Isovalent has helped develop eBPF, a key open source technology that gives developers deep insight into the operating system layer, typically Linux, but also Windows, while Cilium, another open source project created by the startup, gives visibility into cloud native applications. Tetragon is the company’s open source security visibility component.

Tom Gillis, senior VP and general manager of Cisco’s Security Business Group, says the combination of these three elements used to be provided by a hardware appliance, but in the cloud world is increasingly software-driven. “In a cloud world, there’s still boxes in there somewhere, but it’s abstracted under layers and layers of software. And so eBPF and Cilium provide that visibility for cloud world,” he told TechCrunch.

Specifically, that involves being able to see exactly what’s happening as an application interacts with the network, and being able to determine whether that looks normal or not. “What this allows anyone to do is to provide a very high level of visibility into the inner workings of an application. So when one little container is talking to another container, Cilium can intercept and see that traffic, and it can also see the inner workings of the OS itself,” he said. “So this becomes a platform that allows us to provide connectivity, like should this particular cluster talk to that particular cluster, yes or no. But also security inspection, like what are they talking about? Does this make sense? Does this thing look logical?”

It’s worth noting that Cilium is the default connectivity and security piece for Google Kubernetes Engine, Google Anthos and Amazon EKS Anywhere. It’s also being used in a who’s who of large enterprises including Adobe, Bell Canada, Capital One, Datadog, Palantir, IKEA and Sky.

It’s always tricky when a large company buys a startup built on popular open source projects like this and it could potentially cause consternation in both the community and the large companies who have come to depend on this software. Isovalent has key roles at the Cloud Native Computing Foundation (CNCF) and eBPF Foundation, where they are also big code contributors. But Gillis says it’s in the best interest of everyone that the open source pieces thrive as a standard going forward.

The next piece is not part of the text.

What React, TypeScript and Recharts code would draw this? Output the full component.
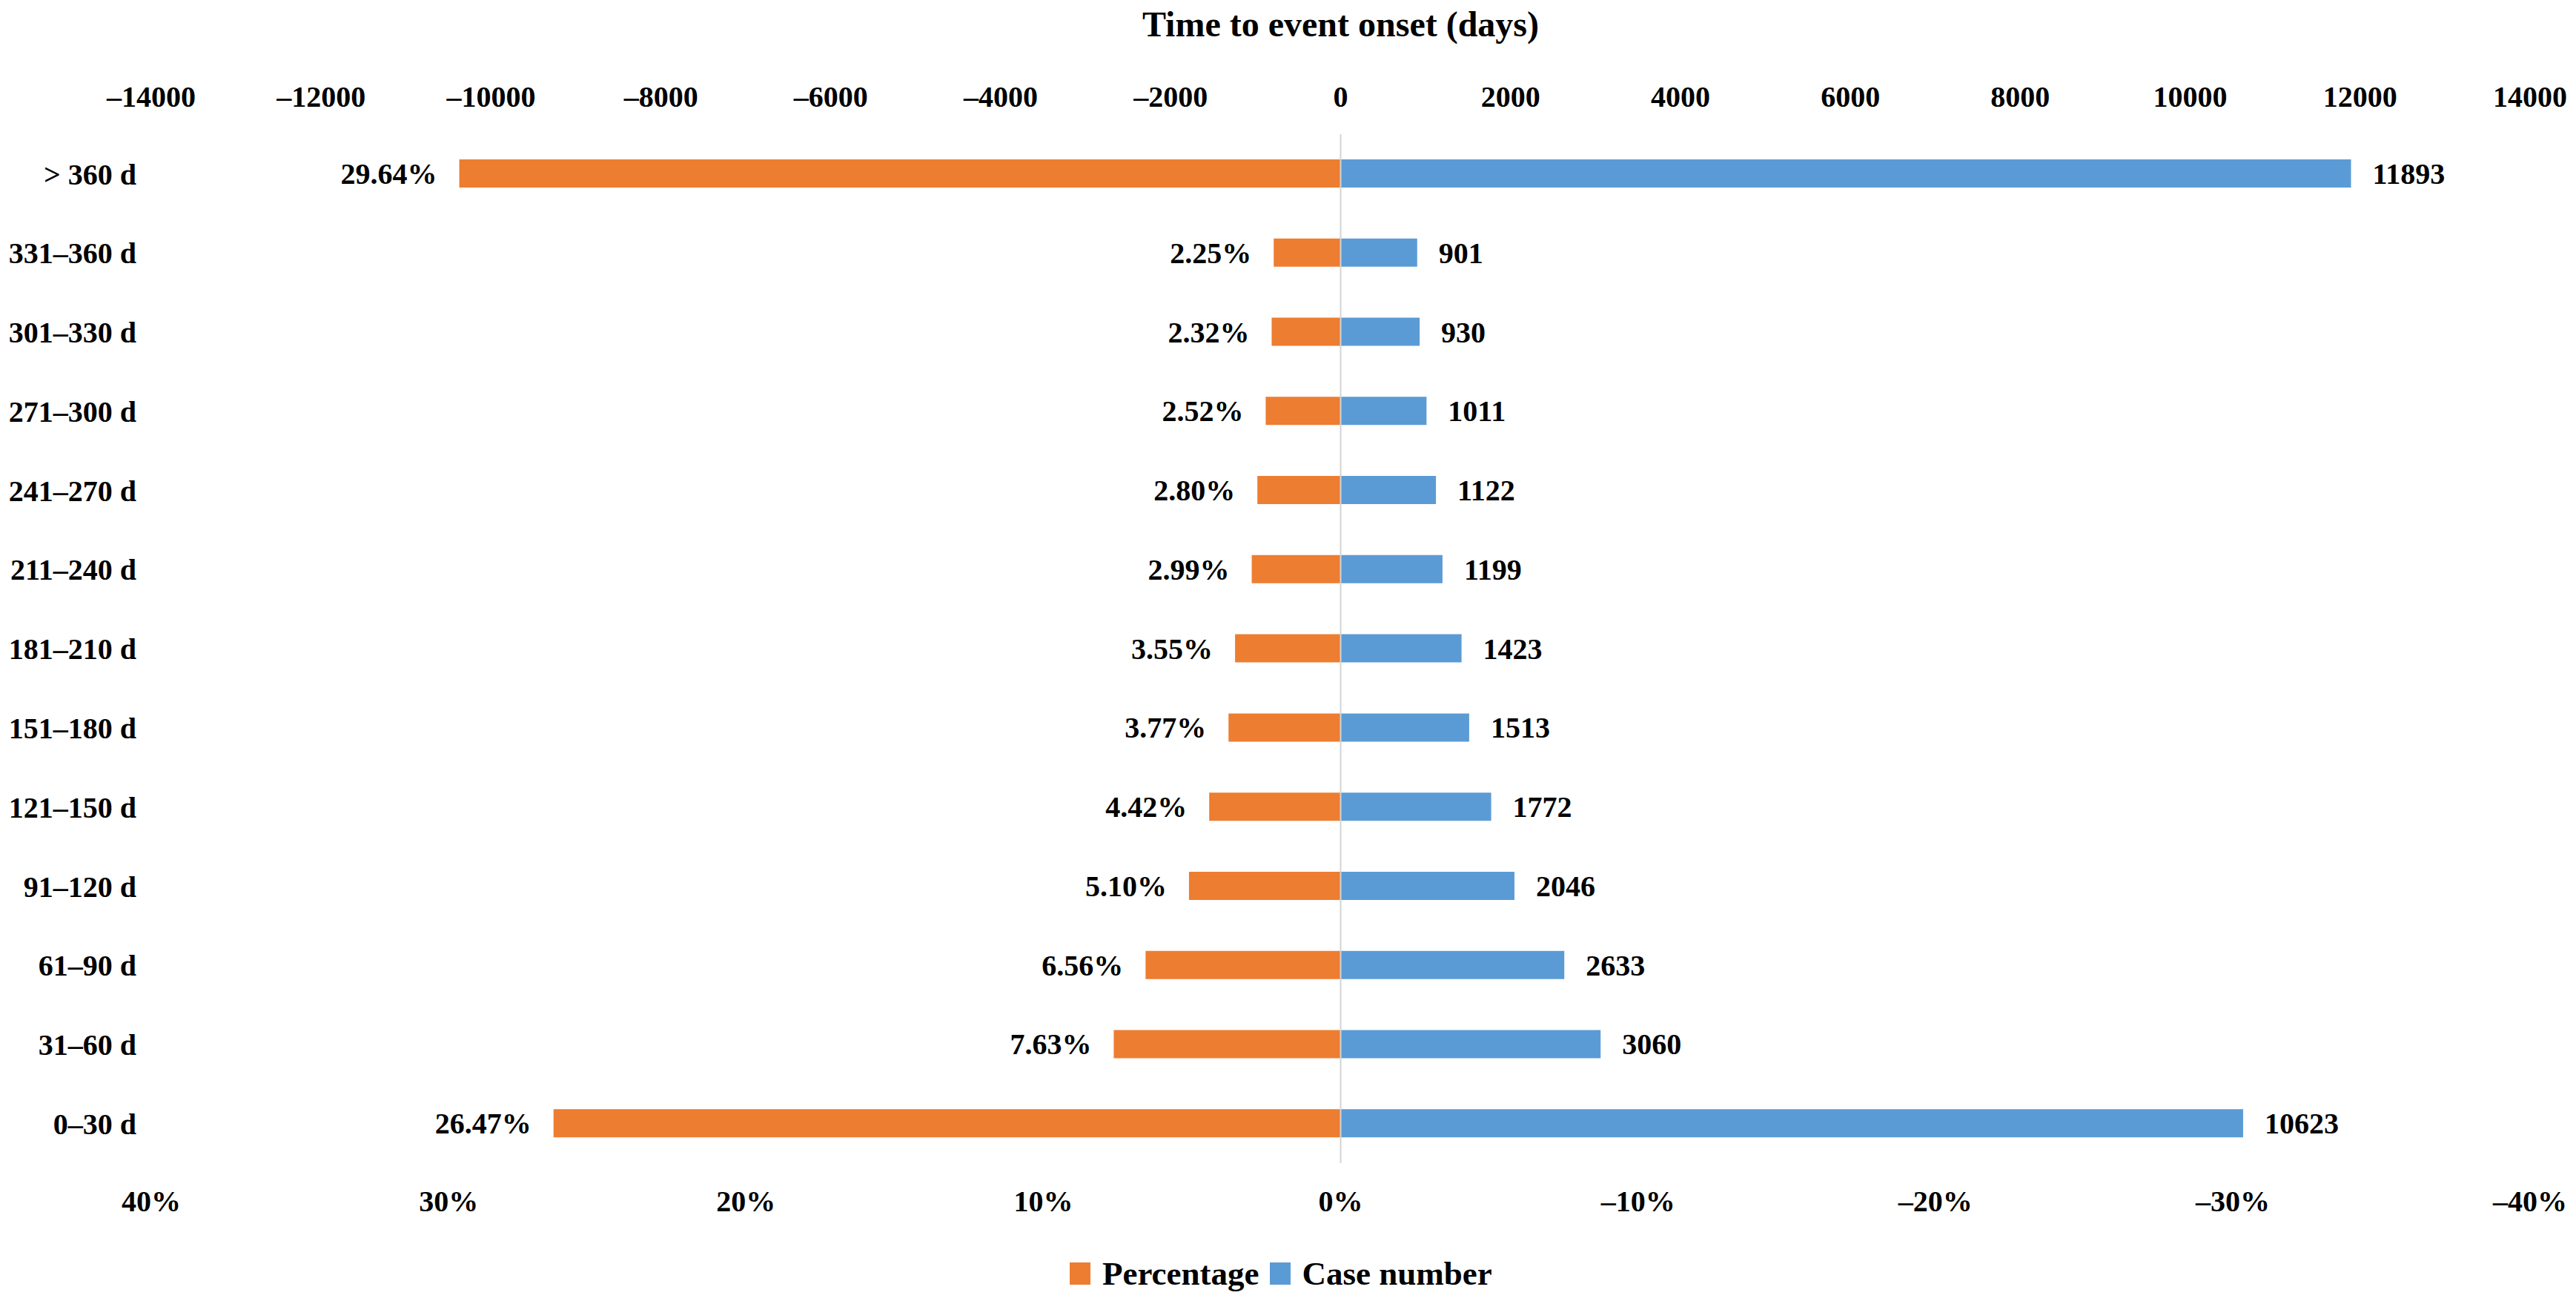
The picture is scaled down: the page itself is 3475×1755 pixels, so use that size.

“In order for that to happen Cilium and eBPF need to thrive, and so the community needs to continue to embrace them because the ubiquity of the standard is what makes it so powerful,” he said. Gillis sees it a lot like Kubernetes, which Google created and then open sourced. “I oftentimes say it’s the Kubernetes of the data path. It allows it’s an open standard that all can participate in, allows everyone to innovate on top of this platform, and build amazing products,” he said.

Jeetu Patel, executive vice president and general manager of security and collaboration at Cisco, said that it is essential for companies to work together where security is concerned. “One of the challenges that we’ve said is the true enemy [in security] is not your competitor, it’s the [common] adversary. And we need to make sure that we stay open in this market and co-innovate, and I think open source is probably one of the best models to co-innovate with,” Patel said.

Cisco was familiar with the company, even before today’s announcement, having participated in the company’s $29 million Series A at the end of 2020. The startup added a $40 million Series B in 2022 with Cisco also participating along with other strategic investors including Microsoft, Google and Grafana Labs.

Cisco has been extremely acquisitive this year, with this representing the eleventh acquisition by the company, the fifth related to security. The biggest of the bunch by far was the $28 billion Splunk deal announced in September.

This deal is expected to close some time in the second quarter next year (the company’s third quarter of its fiscal year).